The league wrote its own obituary/comedy sketch 30 years ago, punctuated by both winning and losing a court decision over NFL collusion. Pearlman embraces it all without avoiding the news hook — clear documentation that one-time USFL team owner Donald Trump ultimately undermined the business model for his own potential personal gain. Who saw that coming?
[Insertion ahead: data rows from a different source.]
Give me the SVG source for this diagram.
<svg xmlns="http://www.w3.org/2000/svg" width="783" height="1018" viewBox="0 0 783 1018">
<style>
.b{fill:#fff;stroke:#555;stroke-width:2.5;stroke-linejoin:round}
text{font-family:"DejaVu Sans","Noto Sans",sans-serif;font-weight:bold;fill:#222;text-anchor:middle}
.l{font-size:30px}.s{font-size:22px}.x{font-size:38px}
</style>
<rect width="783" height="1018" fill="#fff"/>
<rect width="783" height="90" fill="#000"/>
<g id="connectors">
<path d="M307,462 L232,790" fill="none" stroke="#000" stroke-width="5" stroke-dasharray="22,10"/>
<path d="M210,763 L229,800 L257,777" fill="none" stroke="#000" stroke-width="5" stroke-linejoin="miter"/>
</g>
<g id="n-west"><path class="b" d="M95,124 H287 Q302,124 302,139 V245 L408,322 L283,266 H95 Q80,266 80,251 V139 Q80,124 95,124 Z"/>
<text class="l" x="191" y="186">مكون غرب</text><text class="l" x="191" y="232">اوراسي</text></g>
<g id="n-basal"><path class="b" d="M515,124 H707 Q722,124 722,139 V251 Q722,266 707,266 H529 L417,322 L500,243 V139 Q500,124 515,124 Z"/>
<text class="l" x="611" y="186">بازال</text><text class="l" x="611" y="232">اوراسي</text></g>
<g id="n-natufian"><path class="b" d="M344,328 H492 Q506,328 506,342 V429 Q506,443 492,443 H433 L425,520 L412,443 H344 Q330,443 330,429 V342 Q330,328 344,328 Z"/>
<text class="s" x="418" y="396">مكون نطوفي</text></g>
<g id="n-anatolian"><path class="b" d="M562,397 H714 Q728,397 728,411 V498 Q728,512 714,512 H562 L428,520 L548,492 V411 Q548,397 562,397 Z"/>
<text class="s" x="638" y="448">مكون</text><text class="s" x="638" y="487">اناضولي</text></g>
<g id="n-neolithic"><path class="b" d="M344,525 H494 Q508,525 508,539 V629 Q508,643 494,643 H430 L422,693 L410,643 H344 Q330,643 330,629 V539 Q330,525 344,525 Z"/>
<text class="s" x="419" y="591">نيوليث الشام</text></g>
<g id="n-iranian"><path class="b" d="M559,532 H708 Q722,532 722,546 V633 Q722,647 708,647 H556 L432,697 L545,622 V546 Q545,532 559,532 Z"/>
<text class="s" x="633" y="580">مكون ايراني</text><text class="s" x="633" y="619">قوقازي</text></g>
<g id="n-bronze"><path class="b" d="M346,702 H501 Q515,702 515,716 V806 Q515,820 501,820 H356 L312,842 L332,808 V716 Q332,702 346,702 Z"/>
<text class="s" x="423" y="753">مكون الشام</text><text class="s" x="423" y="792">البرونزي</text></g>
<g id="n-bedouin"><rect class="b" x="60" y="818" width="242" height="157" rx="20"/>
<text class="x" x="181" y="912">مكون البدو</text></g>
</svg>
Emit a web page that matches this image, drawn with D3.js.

No revisionist history is needed, either, when revisiting the L.A. Express’ existence, highlighted by $40-million man Steve Young and his teammates playing their final 1985 home game at L.A. Pierce College.

Also in the football genre: “Quarterback: Inside the Most Important Position in the National Football League,” by John Feinstein; “The Game: Harvard, Yale and America in 1968,” by George Howe Colt.

“Caddyshack: The Making of a Hollywood Cinderella Story”
Flatiron Books / MacMillan

Caddyshack: The Making of a Hollywood Cinderella Story,” by Chris Nashawaty (Flatiron Books/MacMillan, $26.99, 304 pages).

An enterprising Entertainment Weekly film critic squeezes more oral history and pop culture from the highly quotable 1980 film, reinforcing suspicions about clashing Hollywood egos, chaotic drug use and ultimately the death of producer Doug Kenney. Don’t worry. It’s not a complete downer. So it’s got that going for it, which is nice.